The proposals that Holtham puts forward for projects are not necessarily to my taste either - but the method of funding is. A creative way out of an impasse.

Over to you, Carwyn.

John Dixon said...

Boncath,

I'm not sure that it would take a great deal of research, actually. Old Grumpy has done the spade work already - see second item here, headed Bankrolling Bluestone.

Anonymous said...

How do you get only 15,000 jobs from £2.6bn? Plaid's Build4Wales promised 50,000 from £0.5bn. Shouldn't your figure be larger?

John Dixon said...

Anon,

My figure is based on the following assumptions - there are around 1.5 million people in work in Wales at present, and if you increase GDP by 1%, you'll add around 1% to the total number of jobs. It's a very crude calculation, but a very simple one.

I don't know where the 50,000 came from under Build4Wales - it looks very, very optimistic to me.

Assuming (a) spending £100 million per year for five years, (b) that the entire £100 million is spent on employing people, not on materials or other costs, and (c) that the average cost of employing a person is £20,000 per annum (including on-costs such as pensions, NI etc.), I'd say that you'd create around 5,000 jobs, not 50,000. (And you can't multiply that by 5 for the five years unless you explain how the 5,000 employed in the first year are going to be paid in the second etc.)

If the infrastructure attracts additional investment than that investment will create extra jobs, but since most of the investment proposed was in things like replacement hospitals and schools, I'm not sure that you'd get a multiplier as high as 10.

Duncan Higgitt said...

This week has found me in a particularly heretical mood, and Holtham's piece is partly to blame. Here is an idea that could be started on - tomorrow, and yet there is next to no interest, John, save from people like yourself.

What makes it so bloody infuriating is that this week has been dominated by two total non-stories involving powers that the UK Government has never, not for one moment, intimated might be devolved. Not on the table, never have been, and probably won't be for some time.

Laws and law-making powers are tools, a means to an end. Responsible power means avoiding their use if there are better options, like this Holtham's idea. I strongly suspect that a near-total absence of interest in what he says has to do with the fact that it is not about the promise of the future. It is about the spade work of now.

I can't helping wondering how the electorate views this week's fun and games. Having just placed its trust in the Assembly, via a Yes vote, it still waits to see how those law-making powers will benefit the country. Instead, we get a circus. And I swear I heard promises about how this would be an Assembly term of delivery. Of course it's early days, but those days have been filled with political pointlessness. How soon before the electorate gets tired of all this putting off until tomorrow?

Anonymous said...

But surely, when the government gives grants and loans to businesses, that isn't to pay the whole cost of the people it employs; they also get income from doing whatever they do.
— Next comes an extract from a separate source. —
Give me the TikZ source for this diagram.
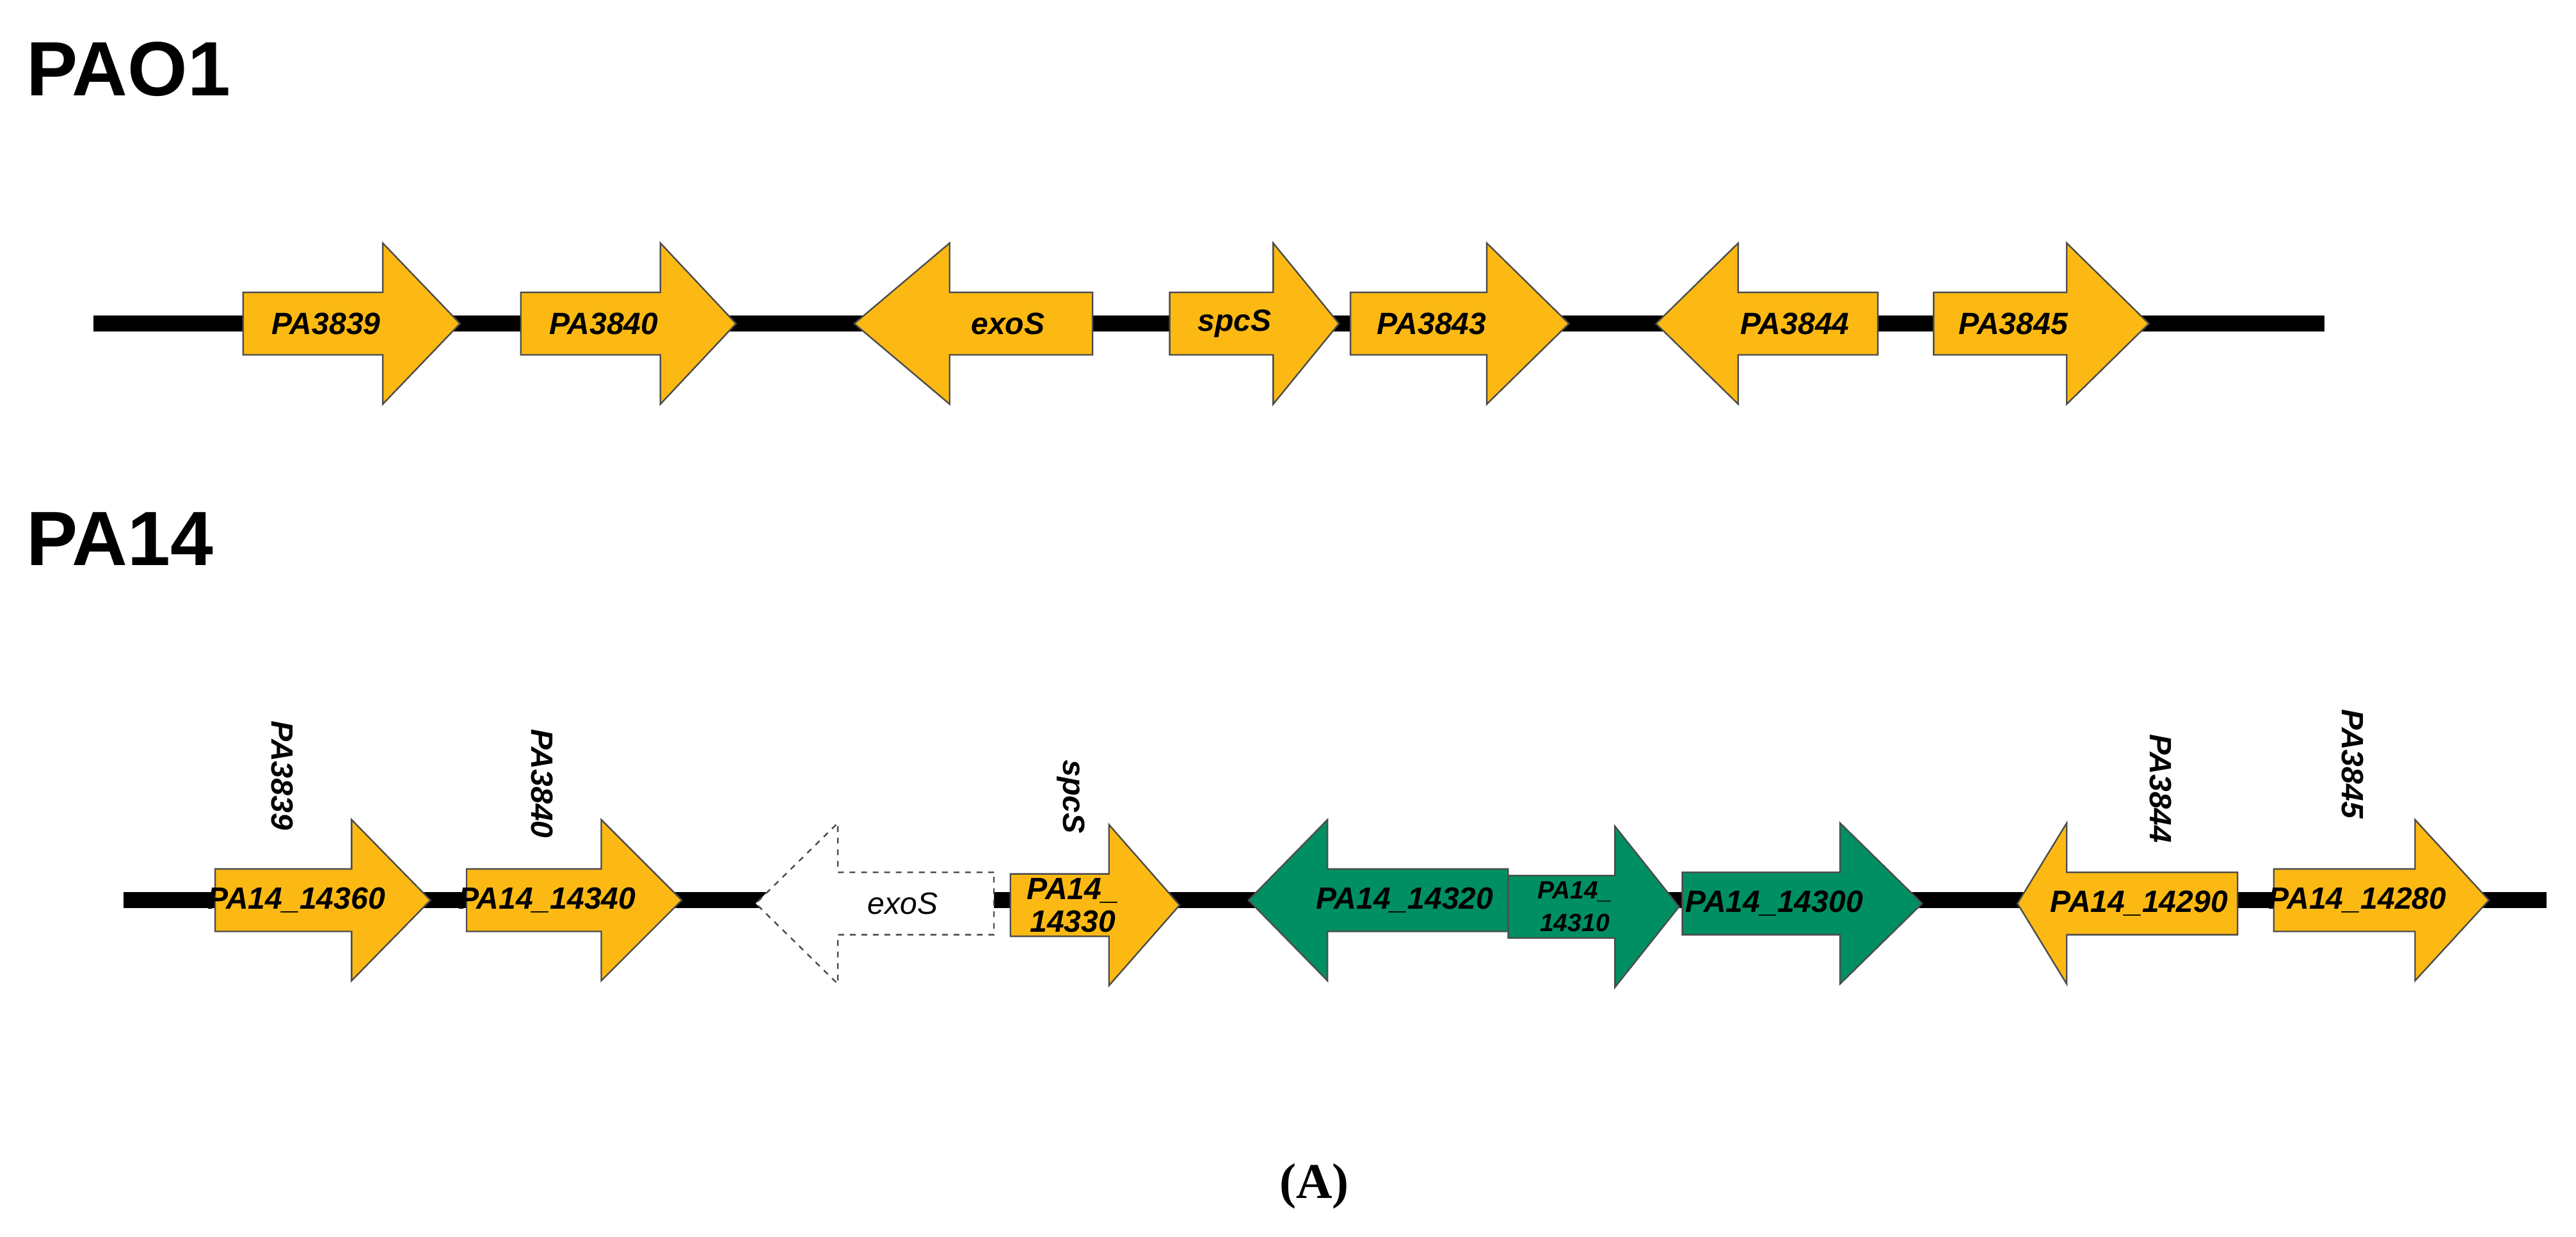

So £500m can create a lot more jobs than you suggest.

John Dixon said...

Duncan,

Nothing wrong with an occasional heretical thought in my view.

"I strongly suspect that a near-total absence of interest in what he says has to do with the fact that it is not about the promise of the future. It is about the spade work of now"

And, we should never forget the power of the "not invented here" syndrome. One of the outcomes of that syndrome is that an idea has to be allowed to die for a while before being rediscovered by the 'right' people and presented as something entirely new.

Anon,

You're right, of course. Putting money into businesses can indeed help to create jobs well beyond the number paid for by that investment. But that is not what was being proposed. Using money to pay directly for infrastructure projects employs only those people directly or indirectly involved in building those projects, and only for the duration of the projects.

Infrastructure such as roads may make it easier to attract businesses to an area, but the number of jobs resulting from that is much more speculative.